**Instructions for the task:** Give the material once more, word for word, without any images.
** START Provided material **
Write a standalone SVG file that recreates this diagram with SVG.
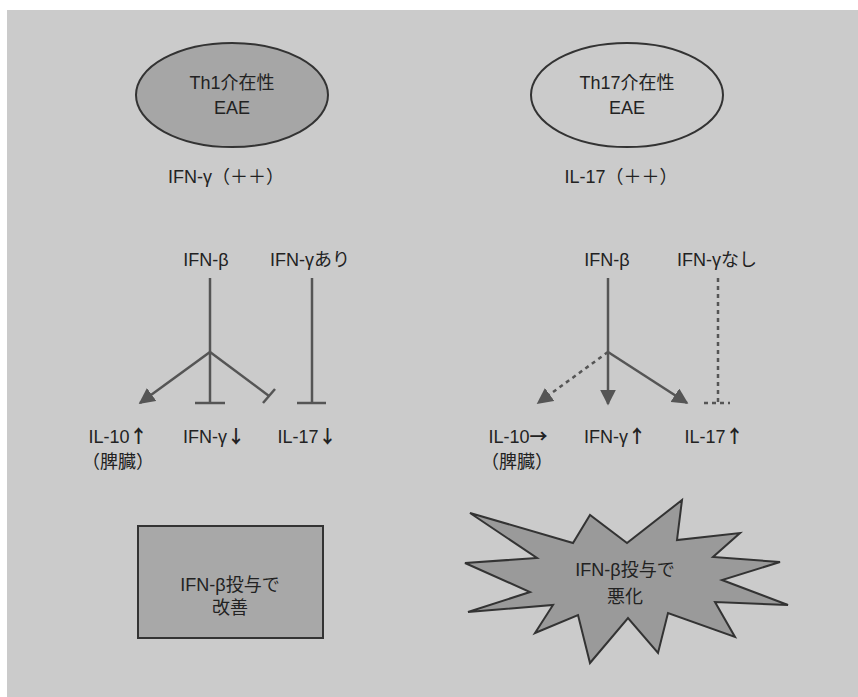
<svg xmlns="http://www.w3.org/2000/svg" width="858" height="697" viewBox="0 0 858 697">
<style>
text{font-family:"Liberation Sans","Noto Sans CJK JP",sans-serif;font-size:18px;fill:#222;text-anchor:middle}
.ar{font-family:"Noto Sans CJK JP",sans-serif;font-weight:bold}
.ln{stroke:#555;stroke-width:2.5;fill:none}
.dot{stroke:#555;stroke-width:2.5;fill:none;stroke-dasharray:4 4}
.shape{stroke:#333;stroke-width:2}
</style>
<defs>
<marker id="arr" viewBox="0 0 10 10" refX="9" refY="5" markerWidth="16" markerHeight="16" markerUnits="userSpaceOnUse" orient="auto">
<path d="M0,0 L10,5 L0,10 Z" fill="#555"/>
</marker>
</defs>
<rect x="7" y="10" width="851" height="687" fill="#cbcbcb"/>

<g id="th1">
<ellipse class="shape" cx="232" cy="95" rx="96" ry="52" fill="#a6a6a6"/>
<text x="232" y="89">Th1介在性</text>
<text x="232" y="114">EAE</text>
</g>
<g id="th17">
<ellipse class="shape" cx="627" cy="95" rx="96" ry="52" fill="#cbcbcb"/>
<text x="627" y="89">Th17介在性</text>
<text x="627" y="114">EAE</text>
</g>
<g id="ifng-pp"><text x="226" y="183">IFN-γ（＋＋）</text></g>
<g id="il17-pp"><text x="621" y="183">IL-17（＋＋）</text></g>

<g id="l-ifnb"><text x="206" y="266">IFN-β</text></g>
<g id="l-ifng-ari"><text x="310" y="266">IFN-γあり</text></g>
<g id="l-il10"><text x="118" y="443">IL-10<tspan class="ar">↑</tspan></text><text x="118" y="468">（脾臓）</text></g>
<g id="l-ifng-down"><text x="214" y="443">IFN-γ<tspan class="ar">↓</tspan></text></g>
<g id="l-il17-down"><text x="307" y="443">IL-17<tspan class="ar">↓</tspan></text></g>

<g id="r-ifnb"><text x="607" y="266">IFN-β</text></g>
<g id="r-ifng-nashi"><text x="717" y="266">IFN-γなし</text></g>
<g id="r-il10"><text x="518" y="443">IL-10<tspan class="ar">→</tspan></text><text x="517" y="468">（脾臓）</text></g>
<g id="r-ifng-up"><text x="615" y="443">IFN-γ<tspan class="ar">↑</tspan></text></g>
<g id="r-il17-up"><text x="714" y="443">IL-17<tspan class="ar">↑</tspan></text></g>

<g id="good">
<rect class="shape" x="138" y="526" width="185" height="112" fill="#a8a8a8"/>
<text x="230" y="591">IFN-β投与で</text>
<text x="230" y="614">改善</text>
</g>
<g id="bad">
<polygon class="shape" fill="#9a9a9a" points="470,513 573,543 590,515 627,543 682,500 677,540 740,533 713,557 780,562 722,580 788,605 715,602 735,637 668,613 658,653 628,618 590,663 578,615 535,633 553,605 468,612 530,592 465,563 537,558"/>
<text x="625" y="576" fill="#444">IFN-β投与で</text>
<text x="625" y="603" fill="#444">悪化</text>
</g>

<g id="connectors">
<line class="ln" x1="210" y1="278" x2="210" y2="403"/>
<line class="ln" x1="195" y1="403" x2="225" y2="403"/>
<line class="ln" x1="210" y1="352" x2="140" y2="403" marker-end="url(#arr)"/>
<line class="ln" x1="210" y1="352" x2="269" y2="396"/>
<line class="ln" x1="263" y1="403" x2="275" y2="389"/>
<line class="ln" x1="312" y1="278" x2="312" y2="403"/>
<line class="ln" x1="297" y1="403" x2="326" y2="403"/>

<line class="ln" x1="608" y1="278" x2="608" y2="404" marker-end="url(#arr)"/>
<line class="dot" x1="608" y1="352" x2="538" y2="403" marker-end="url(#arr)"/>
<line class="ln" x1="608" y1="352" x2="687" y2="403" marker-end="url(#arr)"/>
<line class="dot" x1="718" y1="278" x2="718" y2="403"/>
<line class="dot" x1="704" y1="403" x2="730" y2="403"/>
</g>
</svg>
** END Provided material **
**Response to the exercise:**
Write a standalone SVG file that recreates this diagram with SVG.
<svg xmlns="http://www.w3.org/2000/svg" width="858" height="697" viewBox="0 0 858 697">
<style>
text{font-family:"Liberation Sans","Noto Sans CJK JP",sans-serif;font-size:18px;fill:#222;text-anchor:middle}
.ar{font-family:"Noto Sans CJK JP",sans-serif;font-weight:bold}
.ln{stroke:#555;stroke-width:2.5;fill:none}
.dot{stroke:#555;stroke-width:2.5;fill:none;stroke-dasharray:4 4}
.shape{stroke:#333;stroke-width:2}
</style>
<defs>
<marker id="arr" viewBox="0 0 10 10" refX="9" refY="5" markerWidth="16" markerHeight="16" markerUnits="userSpaceOnUse" orient="auto">
<path d="M0,0 L10,5 L0,10 Z" fill="#555"/>
</marker>
</defs>
<rect x="7" y="10" width="851" height="687" fill="#cbcbcb"/>

<g id="th1">
<ellipse class="shape" cx="232" cy="95" rx="96" ry="52" fill="#a6a6a6"/>
<text x="232" y="89">Th1介在性</text>
<text x="232" y="114">EAE</text>
</g>
<g id="th17">
<ellipse class="shape" cx="627" cy="95" rx="96" ry="52" fill="#cbcbcb"/>
<text x="627" y="89">Th17介在性</text>
<text x="627" y="114">EAE</text>
</g>
<g id="ifng-pp"><text x="226" y="183">IFN-γ（＋＋）</text></g>
<g id="il17-pp"><text x="621" y="183">IL-17（＋＋）</text></g>

<g id="l-ifnb"><text x="206" y="266">IFN-β</text></g>
<g id="l-ifng-ari"><text x="310" y="266">IFN-γあり</text></g>
<g id="l-il10"><text x="118" y="443">IL-10<tspan class="ar">↑</tspan></text><text x="118" y="468">（脾臓）</text></g>
<g id="l-ifng-down"><text x="214" y="443">IFN-γ<tspan class="ar">↓</tspan></text></g>
<g id="l-il17-down"><text x="307" y="443">IL-17<tspan class="ar">↓</tspan></text></g>

<g id="r-ifnb"><text x="607" y="266">IFN-β</text></g>
<g id="r-ifng-nashi"><text x="717" y="266">IFN-γなし</text></g>
<g id="r-il10"><text x="518" y="443">IL-10<tspan class="ar">→</tspan></text><text x="517" y="468">（脾臓）</text></g>
<g id="r-ifng-up"><text x="615" y="443">IFN-γ<tspan class="ar">↑</tspan></text></g>
<g id="r-il17-up"><text x="714" y="443">IL-17<tspan class="ar">↑</tspan></text></g>

<g id="good">
<rect class="shape" x="138" y="526" width="185" height="112" fill="#a8a8a8"/>
<text x="230" y="591">IFN-β投与で</text>
<text x="230" y="614">改善</text>
</g>
<g id="bad">
<polygon class="shape" fill="#9a9a9a" points="470,513 573,543 590,515 627,543 682,500 677,540 740,533 713,557 780,562 722,580 788,605 715,602 735,637 668,613 658,653 628,618 590,663 578,615 535,633 553,605 468,612 530,592 465,563 537,558"/>
<text x="625" y="576" fill="#444">IFN-β投与で</text>
<text x="625" y="603" fill="#444">悪化</text>
</g>

<g id="connectors">
<line class="ln" x1="210" y1="278" x2="210" y2="403"/>
<line class="ln" x1="195" y1="403" x2="225" y2="403"/>
<line class="ln" x1="210" y1="352" x2="140" y2="403" marker-end="url(#arr)"/>
<line class="ln" x1="210" y1="352" x2="269" y2="396"/>
<line class="ln" x1="263" y1="403" x2="275" y2="389"/>
<line class="ln" x1="312" y1="278" x2="312" y2="403"/>
<line class="ln" x1="297" y1="403" x2="326" y2="403"/>

<line class="ln" x1="608" y1="278" x2="608" y2="404" marker-end="url(#arr)"/>
<line class="dot" x1="608" y1="352" x2="538" y2="403" marker-end="url(#arr)"/>
<line class="ln" x1="608" y1="352" x2="687" y2="403" marker-end="url(#arr)"/>
<line class="dot" x1="718" y1="278" x2="718" y2="403"/>
<line class="dot" x1="704" y1="403" x2="730" y2="403"/>
</g>
</svg>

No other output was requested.